PROBLEM TO WORK ON >> Write out, word for word, the stretch of lines beginning at the one with "Clone this chart in matplotlib." and ending at the one with "ax.set_facecolor(bg)", omitting the images.

AVAILABLE DATA >>
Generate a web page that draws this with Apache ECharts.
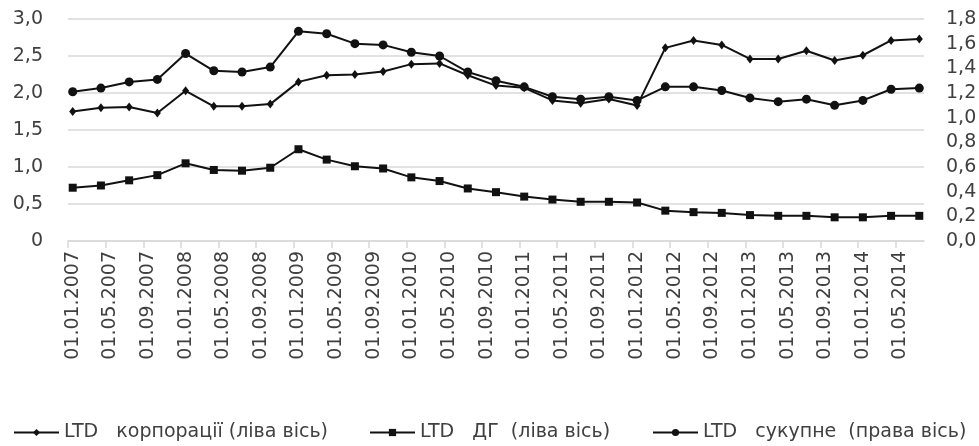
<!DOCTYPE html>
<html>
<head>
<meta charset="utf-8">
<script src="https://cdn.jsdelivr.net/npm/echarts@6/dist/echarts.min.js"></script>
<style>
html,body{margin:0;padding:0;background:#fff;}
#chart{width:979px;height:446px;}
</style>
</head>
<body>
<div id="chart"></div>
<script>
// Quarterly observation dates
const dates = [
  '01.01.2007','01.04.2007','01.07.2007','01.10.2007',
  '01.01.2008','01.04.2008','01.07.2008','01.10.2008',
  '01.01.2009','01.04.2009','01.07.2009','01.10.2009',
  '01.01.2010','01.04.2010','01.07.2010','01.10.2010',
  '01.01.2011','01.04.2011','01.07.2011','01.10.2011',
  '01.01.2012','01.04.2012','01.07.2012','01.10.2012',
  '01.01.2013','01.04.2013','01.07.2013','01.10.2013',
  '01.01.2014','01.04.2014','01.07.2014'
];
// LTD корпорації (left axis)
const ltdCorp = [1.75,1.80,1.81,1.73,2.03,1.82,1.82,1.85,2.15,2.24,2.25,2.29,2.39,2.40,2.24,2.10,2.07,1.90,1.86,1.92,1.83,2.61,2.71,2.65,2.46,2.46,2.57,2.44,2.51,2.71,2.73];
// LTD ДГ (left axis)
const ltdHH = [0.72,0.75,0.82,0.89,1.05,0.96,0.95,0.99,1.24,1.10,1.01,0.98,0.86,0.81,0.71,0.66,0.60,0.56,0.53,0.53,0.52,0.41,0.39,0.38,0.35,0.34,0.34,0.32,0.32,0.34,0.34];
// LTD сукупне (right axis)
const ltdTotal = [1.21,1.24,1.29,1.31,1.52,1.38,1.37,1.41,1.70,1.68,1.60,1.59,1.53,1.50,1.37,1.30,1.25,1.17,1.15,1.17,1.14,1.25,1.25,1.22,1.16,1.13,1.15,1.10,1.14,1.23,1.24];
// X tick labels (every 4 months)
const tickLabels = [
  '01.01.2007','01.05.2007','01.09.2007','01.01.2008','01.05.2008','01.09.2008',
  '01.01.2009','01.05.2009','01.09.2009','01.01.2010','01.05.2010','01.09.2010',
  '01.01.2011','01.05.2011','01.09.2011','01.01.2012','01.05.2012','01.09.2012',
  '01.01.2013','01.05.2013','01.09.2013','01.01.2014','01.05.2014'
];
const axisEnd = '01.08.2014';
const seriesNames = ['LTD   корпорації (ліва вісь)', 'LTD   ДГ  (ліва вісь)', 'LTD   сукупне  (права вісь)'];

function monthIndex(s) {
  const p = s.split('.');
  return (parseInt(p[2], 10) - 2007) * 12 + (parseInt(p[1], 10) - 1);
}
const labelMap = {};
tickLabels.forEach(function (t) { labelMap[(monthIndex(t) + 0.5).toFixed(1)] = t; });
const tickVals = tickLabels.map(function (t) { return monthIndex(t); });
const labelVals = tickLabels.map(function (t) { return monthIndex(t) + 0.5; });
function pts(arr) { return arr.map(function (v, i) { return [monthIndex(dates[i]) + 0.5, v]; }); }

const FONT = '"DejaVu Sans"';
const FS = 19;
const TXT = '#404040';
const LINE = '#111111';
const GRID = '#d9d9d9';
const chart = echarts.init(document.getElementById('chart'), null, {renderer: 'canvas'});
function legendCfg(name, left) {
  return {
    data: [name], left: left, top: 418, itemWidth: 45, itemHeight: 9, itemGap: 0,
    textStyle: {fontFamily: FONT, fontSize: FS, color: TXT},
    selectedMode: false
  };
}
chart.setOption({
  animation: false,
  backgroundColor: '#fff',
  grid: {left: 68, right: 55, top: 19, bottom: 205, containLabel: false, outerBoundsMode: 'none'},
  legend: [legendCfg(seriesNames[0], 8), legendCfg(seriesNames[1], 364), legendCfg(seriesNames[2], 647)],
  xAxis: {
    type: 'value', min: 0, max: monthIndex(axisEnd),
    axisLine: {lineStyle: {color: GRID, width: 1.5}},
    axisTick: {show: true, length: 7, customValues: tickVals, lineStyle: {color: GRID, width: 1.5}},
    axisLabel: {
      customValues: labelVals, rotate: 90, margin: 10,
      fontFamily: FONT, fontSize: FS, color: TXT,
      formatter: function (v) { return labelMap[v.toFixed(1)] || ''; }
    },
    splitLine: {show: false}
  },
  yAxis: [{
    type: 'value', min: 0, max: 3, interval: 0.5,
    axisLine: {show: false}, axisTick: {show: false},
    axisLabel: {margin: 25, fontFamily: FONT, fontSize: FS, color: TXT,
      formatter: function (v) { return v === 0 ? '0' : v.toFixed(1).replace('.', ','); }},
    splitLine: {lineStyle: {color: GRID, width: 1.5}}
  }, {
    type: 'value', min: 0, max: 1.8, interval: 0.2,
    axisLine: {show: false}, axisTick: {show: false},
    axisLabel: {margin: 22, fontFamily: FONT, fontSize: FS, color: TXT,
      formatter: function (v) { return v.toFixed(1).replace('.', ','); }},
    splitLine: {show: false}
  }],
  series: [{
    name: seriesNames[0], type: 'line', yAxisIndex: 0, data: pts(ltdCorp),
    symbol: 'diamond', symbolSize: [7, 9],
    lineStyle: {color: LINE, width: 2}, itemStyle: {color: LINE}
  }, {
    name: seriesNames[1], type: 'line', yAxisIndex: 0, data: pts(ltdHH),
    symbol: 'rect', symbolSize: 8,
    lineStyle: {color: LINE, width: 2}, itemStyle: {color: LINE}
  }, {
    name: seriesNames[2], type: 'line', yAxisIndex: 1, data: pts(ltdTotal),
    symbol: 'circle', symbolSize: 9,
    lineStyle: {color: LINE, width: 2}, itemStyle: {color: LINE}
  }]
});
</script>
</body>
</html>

==

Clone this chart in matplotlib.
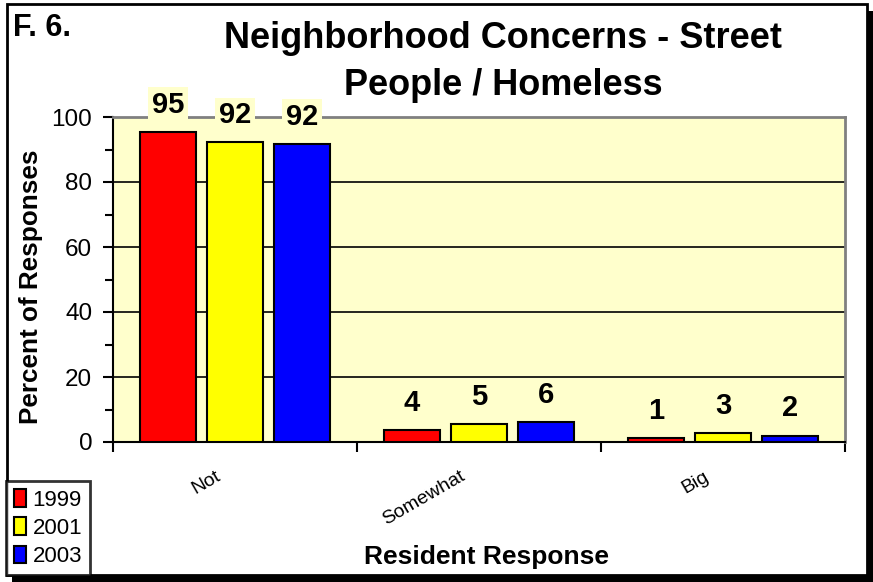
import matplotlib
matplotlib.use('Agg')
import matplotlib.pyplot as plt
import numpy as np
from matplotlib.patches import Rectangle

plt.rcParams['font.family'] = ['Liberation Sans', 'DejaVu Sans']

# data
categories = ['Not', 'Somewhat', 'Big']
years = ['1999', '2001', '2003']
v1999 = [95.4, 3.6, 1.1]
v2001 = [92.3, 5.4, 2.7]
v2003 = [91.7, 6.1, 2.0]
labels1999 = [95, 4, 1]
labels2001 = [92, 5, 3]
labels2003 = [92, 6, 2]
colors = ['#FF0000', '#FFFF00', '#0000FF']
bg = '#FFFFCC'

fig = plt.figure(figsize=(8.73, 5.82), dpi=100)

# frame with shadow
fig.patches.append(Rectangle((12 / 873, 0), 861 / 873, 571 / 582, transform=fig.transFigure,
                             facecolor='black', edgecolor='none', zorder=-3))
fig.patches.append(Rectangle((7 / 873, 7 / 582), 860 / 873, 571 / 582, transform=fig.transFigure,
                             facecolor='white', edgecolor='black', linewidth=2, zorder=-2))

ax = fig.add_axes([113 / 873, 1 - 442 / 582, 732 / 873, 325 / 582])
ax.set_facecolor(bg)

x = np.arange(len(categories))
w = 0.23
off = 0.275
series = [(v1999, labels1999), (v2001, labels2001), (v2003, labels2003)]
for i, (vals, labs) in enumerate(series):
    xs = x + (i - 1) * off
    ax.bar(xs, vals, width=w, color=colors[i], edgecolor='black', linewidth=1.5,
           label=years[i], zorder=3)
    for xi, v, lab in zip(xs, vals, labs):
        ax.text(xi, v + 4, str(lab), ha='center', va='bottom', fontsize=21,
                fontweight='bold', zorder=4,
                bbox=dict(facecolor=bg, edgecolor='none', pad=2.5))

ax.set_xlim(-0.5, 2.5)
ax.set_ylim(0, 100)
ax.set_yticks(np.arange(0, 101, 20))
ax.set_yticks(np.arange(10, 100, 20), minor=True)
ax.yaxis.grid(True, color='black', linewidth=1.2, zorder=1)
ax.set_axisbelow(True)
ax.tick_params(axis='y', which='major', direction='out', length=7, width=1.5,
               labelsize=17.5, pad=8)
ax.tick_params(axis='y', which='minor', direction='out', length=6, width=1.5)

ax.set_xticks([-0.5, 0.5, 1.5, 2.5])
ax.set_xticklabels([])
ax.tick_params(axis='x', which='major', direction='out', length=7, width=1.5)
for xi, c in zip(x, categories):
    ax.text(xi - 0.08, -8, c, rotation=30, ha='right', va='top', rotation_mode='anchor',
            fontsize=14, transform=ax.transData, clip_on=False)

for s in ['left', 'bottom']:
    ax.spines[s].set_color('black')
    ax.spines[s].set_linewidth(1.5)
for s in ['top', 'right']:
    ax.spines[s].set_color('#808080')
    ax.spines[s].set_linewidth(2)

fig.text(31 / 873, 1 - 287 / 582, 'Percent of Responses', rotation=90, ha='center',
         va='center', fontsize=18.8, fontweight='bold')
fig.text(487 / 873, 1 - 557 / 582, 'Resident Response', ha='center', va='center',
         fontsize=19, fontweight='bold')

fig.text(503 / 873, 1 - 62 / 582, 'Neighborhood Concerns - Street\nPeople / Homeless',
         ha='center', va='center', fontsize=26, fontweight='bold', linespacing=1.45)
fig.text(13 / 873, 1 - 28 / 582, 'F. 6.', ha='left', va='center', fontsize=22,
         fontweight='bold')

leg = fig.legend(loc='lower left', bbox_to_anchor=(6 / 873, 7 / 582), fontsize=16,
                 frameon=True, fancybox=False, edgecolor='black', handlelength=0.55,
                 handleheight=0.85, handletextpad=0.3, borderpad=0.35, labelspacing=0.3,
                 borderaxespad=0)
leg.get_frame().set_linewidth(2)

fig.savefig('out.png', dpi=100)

EXERCISE SOLUTION >>
Clone this chart in matplotlib.
import matplotlib
matplotlib.use('Agg')
import matplotlib.pyplot as plt
import numpy as np
from matplotlib.patches import Rectangle

plt.rcParams['font.family'] = ['Liberation Sans', 'DejaVu Sans']

# data
categories = ['Not', 'Somewhat', 'Big']
years = ['1999', '2001', '2003']
v1999 = [95.4, 3.6, 1.1]
v2001 = [92.3, 5.4, 2.7]
v2003 = [91.7, 6.1, 2.0]
labels1999 = [95, 4, 1]
labels2001 = [92, 5, 3]
labels2003 = [92, 6, 2]
colors = ['#FF0000', '#FFFF00', '#0000FF']
bg = '#FFFFCC'

fig = plt.figure(figsize=(8.73, 5.82), dpi=100)

# frame with shadow
fig.patches.append(Rectangle((12 / 873, 0), 861 / 873, 571 / 582, transform=fig.transFigure,
                             facecolor='black', edgecolor='none', zorder=-3))
fig.patches.append(Rectangle((7 / 873, 7 / 582), 860 / 873, 571 / 582, transform=fig.transFigure,
                             facecolor='white', edgecolor='black', linewidth=2, zorder=-2))

ax = fig.add_axes([113 / 873, 1 - 442 / 582, 732 / 873, 325 / 582])
ax.set_facecolor(bg)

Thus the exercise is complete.